In hindsight, an action-heavy martial arts melodrama built on the back of Japanese iconography was probably not the best vehicle for the director of R.I.P.D and Allegiant. All of the action in Snake Eyes, particularly an early truck escape that sees a windshield pin-cushioned with dozens of swords, give the appearance of excitement because there’s a lot happening all at once, all set to a pounding score from Martin Todsharow. But it’s all so muddled, no sense of space or choreography, the camera never lingering on more than two blows at a time before cutting to something else.

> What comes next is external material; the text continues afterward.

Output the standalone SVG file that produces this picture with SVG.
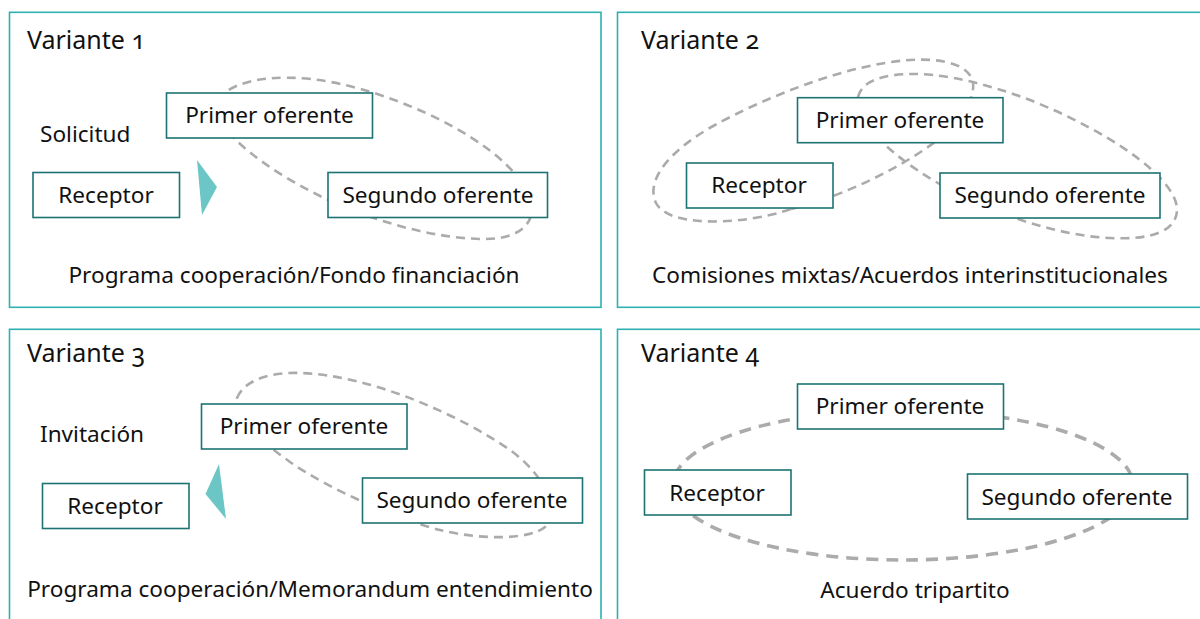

Schwentke is obsessed with the fight scene set-up, ensuring characters look really, really cool posed against neon and rainstorms before the fight begins, an unintended reminder that most of these characters are based on action figures. (Now with 12 points of articulation!) But the director and his DP Bojan Bazelli race away from the action as soon as sword touches sword. It’s all cling-clang-cut away, cling-clang-cut away. It’s just random limbs and yelling.
It’s doubly a shame, considering Snake Eyes‘ cast proves it doesn’t have to be this way. When Iko Uwais finally appears in this film as the Arashikage’s “Hard Master”, I literally sat forward in my seat, a palpable sense of “ah shit here we go,” a reputation earned through modern action classics like The Raid films and Netflix’s The Night Comes For Us, and by proving with projects like Wu Assassins that a subpar story can be saved with impressive enough action. The film wastes Uwais. The film frequently cuts away from Uwais in its third-act set-pieces, which should be considered an actual crime. Andrew Koji has been a force for two seasons as the lead of Cinemax’s underappreciated martial arts drama Warrior; he is so good in Snake Eyes, playing a character bound in body and soul to his lineage and enraged when that lineage doesn’t show the same loyalty. He’s arguably the highlight of the film, my hope being this performance springboards him into stardom. My other hope is that future G.I. Joe movies frame him fighting for more than 3 seconds at a time. Samara Weaving has spent the last four years becoming genre’s go-to bloodsoaked superstar, the endlessly watchable scream queen who also whips ass across Ready or Not and Mayhem. She is, quite literally, air-dropped into Snake Eyes‘ third act for one of the most unearned Big Team-Up Moments in recent memory.
And, again, there is Golding, who makes a movie like this at least a little worth it. Golding is the emotional backbone of Snake Eyes, selling the inner conflict of the movie, which, for all its noise and blunder, is really a fight for the main character’s soul. Fortunate, then, that Golding is a soulful actor, a quietly expressive one; Snake Eye‘s emotional throughline works where its action doesn’t because it only has to play out across Golding’s face. It’s the type of performance that puts me, the reviewer, in the unenviable position of being honest about the film’s quality but still desperate to see more Golding in as big of projects as possible, not only a full-package leading man, but specifically as a Malaysian leading man in an industry that wouldn’t let Jet Li kiss Aaliyah at the turn of the century. But what better way to illustrate the dissonance between Hollywood’s most exciting up-and-comers and the franchise films they’re forced into than this: The main goal of Snake Eyes, the endgame, is to put Henry Golding under a mask.